Members of Guaco contributed to “Todo Pasa,” while two luminaries from the Dominican Republic — Janina Rosado, pianist and musical director for Juan Luis Guerra y 440, and her husband, renowned percussionist Juan De La Cruz “Chocolate” — collaborated on the merengue track “Dale Más,” the album’s first single, released in February.

Chacín produced De Amor, Sueños y Cantares alongside Pablo Rodríguez, a 27-year-old musician whom he considers “like a son” and who has been working with him since the age of 14. “It’s great because he’s an excellent musician. He sits with me, and we understand each other musically like a total pro, but he also understands today’s world and the sound of urban music. So, with him, I produced these songs to have that classic sound that is my essence but also fresh to the ear,” says the veteran artist.

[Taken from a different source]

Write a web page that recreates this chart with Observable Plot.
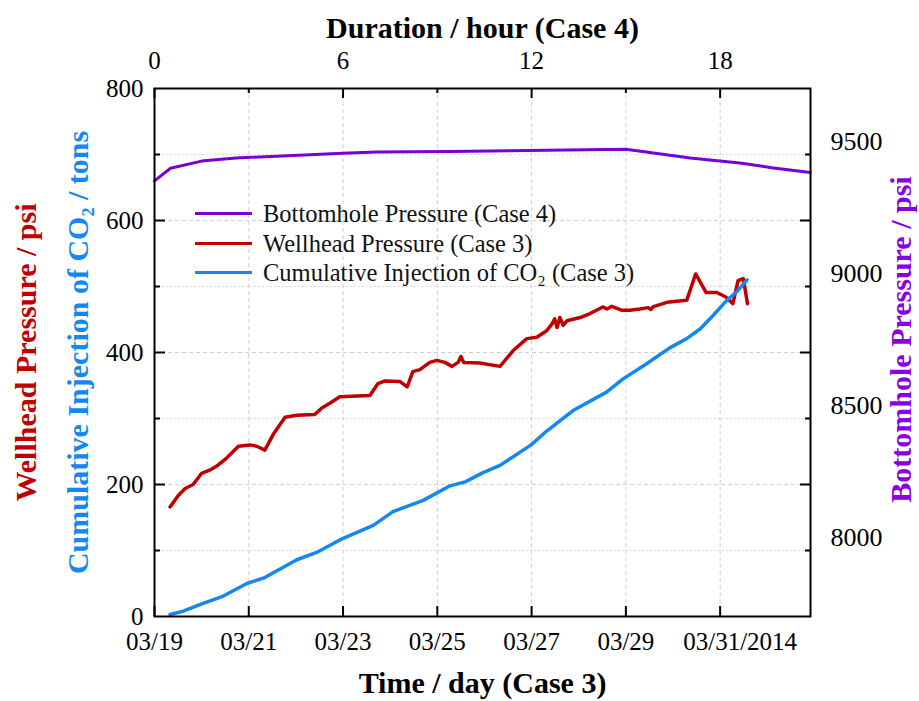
<!DOCTYPE html>
<html><head><meta charset="utf-8">
<script src="https://cdn.jsdelivr.net/npm/d3@7"></script>
<script src="https://cdn.jsdelivr.net/npm/@observablehq/plot@0.6"></script>
<style>
body{margin:0;background:#fff;}
#chart{position:relative;width:919px;height:701px;font-family:"Liberation Serif","Times New Roman",serif;}
#legend{position:absolute;left:195px;top:199px;font-size:24.5px;line-height:29.5px;color:#111;}
.item{display:flex;align-items:center;white-space:nowrap;}
.sw{width:57px;height:0;border-top:3.5px solid;margin-right:11px;}
</style></head><body><div id="chart"></div>
<script>
// ---- data ----
const startDate = "2014-03-19T00:00Z";
const endDate = "2014-04-01T22:00Z";
// Case 3 (day offsets from 03/19 00:00)
const wellDays = [0.33,0.50,0.65,0.82,1.00,1.18,1.32,1.53,1.78,2.03,2.17,2.34,2.52,2.77,3.02,3.40,3.55,3.72,3.93,4.57,4.74,4.89,5.21,5.36,5.48,5.63,5.84,5.99,6.16,6.31,6.44,6.50,6.56,6.90,7.33,7.61,7.90,8.11,8.32,8.43,8.49,8.54,8.60,8.67,8.75,9.03,9.24,9.51,9.60,9.70,9.92,10.08,10.30,10.47,10.53,10.57,10.87,11.29,11.48,11.70,11.93,12.12,12.27,12.38,12.49,12.58];
const wellPsi = [166,183,194,200,217,222,228,240,258,260,258,252,276,302,305,306,316,323,333,335,353,357,356,348,371,374,385,388,385,379,385,394,385,384,379,403,421,423,433,443,451,438,453,441,448,453,459,469,466,470,464,464,466,468,465,469,476,479,519,491,491,484,474,509,512,474];
const injDays = [0.33,0.61,0.96,1.46,1.96,2.34,3.02,3.44,3.93,4.64,5.06,5.70,6.27,6.59,6.97,7.33,7.99,8.32,8.88,9.59,9.94,10.40,10.93,11.29,11.58,11.85,12.14,12.35,12.57];
const injTons = [3,8,18,31,50,59,86,97,116,138,159,176,198,204,218,229,260,281,312,340,360,381,407,421,436,456,479,492,510];
// Case 4 (hours)
const bhHours = [0,0.51,1.5,2.59,6.0,7.09,9.41,11.86,15.0,16.23,17.05,18.69,19.64,20.87];
const bhPsi = [9350,9398,9425,9437,9455,9459,9461,9465,9470,9450,9437,9417,9400,9382];
// ticks
const dateTicks = ["2014-03-19","2014-03-21","2014-03-23","2014-03-25","2014-03-27","2014-03-29"];
const lastDateTick = "2014-03-31";
const hourTicksMajor = [0,6,12,18];
const hourTicksMinor = [3,9,15];
const leftTicks = [0,200,400,600,800];
const leftMajorInner = [200,400,600];
const leftMinor = [100,300,500,700];
const rightTicks = [8000,8500,9000,9500];
const rightDomain = [7700,9700];
const leftDomain = [0,800];

const names = ["Bottomhole Pressure (Case 4)","Wellhead Pressure (Case 3)","Cumulative Injection of CO\u2082 (Case 3)"];
const colors = ["#7700d4","#c00000","#1488f2"];

// ---- helpers ----
const t0 = new Date(startDate).getTime();
const DAY = 86400000;
const dayToDate = d => new Date(t0 + d*DAY);
const hourToDate = h => new Date(t0 + h*16*3600000); // 3 h (Case 4) spans 2 days (Case 3)
const dateToHour = d => String(Math.round((d.getTime()-t0)/(16*3600000)));
const rightToLeft = p => (p-rightDomain[0])/(rightDomain[1]-rightDomain[0])*(leftDomain[1]-leftDomain[0]);
const leftToRight = v => String(Math.round(rightDomain[0] + v/(leftDomain[1]-leftDomain[0])*(rightDomain[1]-rightDomain[0])));

const well = wellDays.map((d,i)=>({t:dayToDate(d), v:wellPsi[i]}));
const inj = injDays.map((d,i)=>({t:dayToDate(d), v:injTons[i]}));
const bh = bhHours.map((h,i)=>({t:hourToDate(h), v:rightToLeft(bhPsi[i])}));

const W=919,H=701,mL=154,mR=109,mT=88,mB=85;
const iw=W-mL-mR, ih=H-mT-mB;
const gridColor="#cfcfcf";
const allDates = [...dateTicks, lastDateTick].map(s=>new Date(s+"T00:00Z"));
const fmt = d3.utcFormat("%m/%d");

const plot = Plot.plot({
  width:W, height:H, marginLeft:mL, marginRight:mR, marginTop:mT, marginBottom:mB,
  x:{type:"utc", domain:[new Date(startDate), new Date(endDate)]},
  y:{domain:leftDomain},
  style:{fontFamily:"'Liberation Serif','Times New Roman',serif", fontSize:"25px", color:"#000", background:"#fff"},
  marks:[
    // grid
    Plot.ruleX(allDates.slice(1), {stroke:gridColor, strokeWidth:1, strokeDasharray:"4,3"}),
    Plot.ruleY(leftMajorInner, {stroke:gridColor, strokeWidth:1, strokeDasharray:"4,3"}),
    Plot.ruleY(leftMinor, {stroke:gridColor, strokeWidth:1, strokeDasharray:"1.5,2.5"}),
    // data
    Plot.line(bh, {x:"t", y:"v", stroke:colors[0], strokeWidth:3}),
    Plot.line(well, {x:"t", y:"v", stroke:colors[1], strokeWidth:3.5, strokeLinejoin:"round"}),
    Plot.line(inj, {x:"t", y:"v", stroke:colors[2], strokeWidth:3.5}),
    // frame
    Plot.frame({stroke:"#000", strokeWidth:2}),
    // inward ticks
    Plot.ruleX(allDates, {insetTop:ih-10, stroke:"#000", strokeWidth:2}),
    Plot.ruleX(hourTicksMajor.map(hourToDate), {insetBottom:ih-10, stroke:"#000", strokeWidth:2}),
    Plot.ruleX(hourTicksMinor.map(hourToDate), {insetBottom:ih-5, stroke:"#000", strokeWidth:2}),
    Plot.ruleY(leftMajorInner, {insetRight:iw-11, stroke:"#000", strokeWidth:2}),
    Plot.ruleY(leftMinor, {insetRight:iw-6, stroke:"#000", strokeWidth:2}),
    Plot.ruleY(leftMajorInner, {insetLeft:iw-10, stroke:"#000", strokeWidth:2}),
    Plot.ruleY(leftMinor, {insetLeft:iw-5, stroke:"#000", strokeWidth:2}),
    // axes labels
    Plot.axisX(allDates.slice(0,-1), {anchor:"bottom", tickSize:0, tickPadding:16, tickFormat:fmt, fontSize:25, label:null}),
    Plot.axisX([allDates[allDates.length-1]], {anchor:"bottom", tickSize:0, tickPadding:16, tickFormat:d3.utcFormat("%m/%d/%Y"), fontSize:25, dx:20, label:null}),
    Plot.axisX(hourTicksMajor.map(hourToDate), {anchor:"top", tickSize:0, tickPadding:20, tickFormat:dateToHour, fontSize:25, label:null}),
    Plot.axisY(leftTicks, {anchor:"left", tickSize:0, tickPadding:11, fontSize:25, label:null}),
    Plot.axisY(rightTicks.map(rightToLeft), {anchor:"right", tickSize:0, tickPadding:20, tickFormat:leftToRight, fontSize:26, label:null}),
    // titles
    Plot.text(["Duration / hour (Case 4)"], {frameAnchor:"top", lineAnchor:"middle", textAnchor:"middle", dy:-60, fontSize:30, fontWeight:"bold", fill:"#000"}),
    Plot.text(["Time / day (Case 3)"], {frameAnchor:"bottom", lineAnchor:"middle", textAnchor:"middle", dy:67, fontSize:30, fontWeight:"bold", fill:"#000"}),
    Plot.text(["Wellhead Pressure / psi"], {frameAnchor:"left", textAnchor:"middle", lineAnchor:"middle", rotate:-90, dx:-128, dy:0, fontSize:30, fontWeight:"bold", fill:colors[1]}),
    Plot.text(["Cumulative Injection of CO\u2082 / tons"], {frameAnchor:"left", textAnchor:"middle", lineAnchor:"middle", rotate:-90, dx:-76, dy:0, fontSize:30, fontWeight:"bold", fill:colors[2]}),
    Plot.text(["Bottomhole Pressure / psi"], {frameAnchor:"right", textAnchor:"middle", lineAnchor:"middle", rotate:-90, dx:91, dy:-13, fontSize:30, fontWeight:"bold", fill:"#8a00e6"})
  ]
});
const chart = document.getElementById("chart");
chart.appendChild(plot);
const legend = document.createElement("div");
legend.id = "legend";
names.forEach((n,i)=>{
  const it = document.createElement("div"); it.className="item";
  const sw = document.createElement("span"); sw.className="sw"; sw.style.borderTopColor = colors[i];
  const tx = document.createElement("span"); tx.textContent = n;
  it.appendChild(sw); it.appendChild(tx); legend.appendChild(it);
});
chart.appendChild(legend);
</script></body></html>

Born in Maracaibo and now based in Florida, Chacín is one of the most relevant Latin music songwriters today. His recent works have been performed by artists like Camilo, Elena Rose and Los Ángeles Azules (“Carteras Chinas”); Ricardo Montaner (“El Último Regreso”); and Fonseca and Grupo Niche (“Con Dinero y Sin Dinero,” which was nominated for the 2024 Latin Grammy Awards in the record of the year and best tropical song categories). A recipient of BMI Awards, he has also written or co-written songs for Christina Aguilera, Marc Anthony, Carlos Vives, Becky G, Prince Royce, Thalia and more.

When asked how he decides which songs to keep for himself and which to give away, his answer is simple: “I learned to be a cheerful giver because I love hearing my songs performed by great artists,” he says. “I really enjoy it; I’ve never been selfish about it. What I do is, when I write for myself, I’m a little freer.”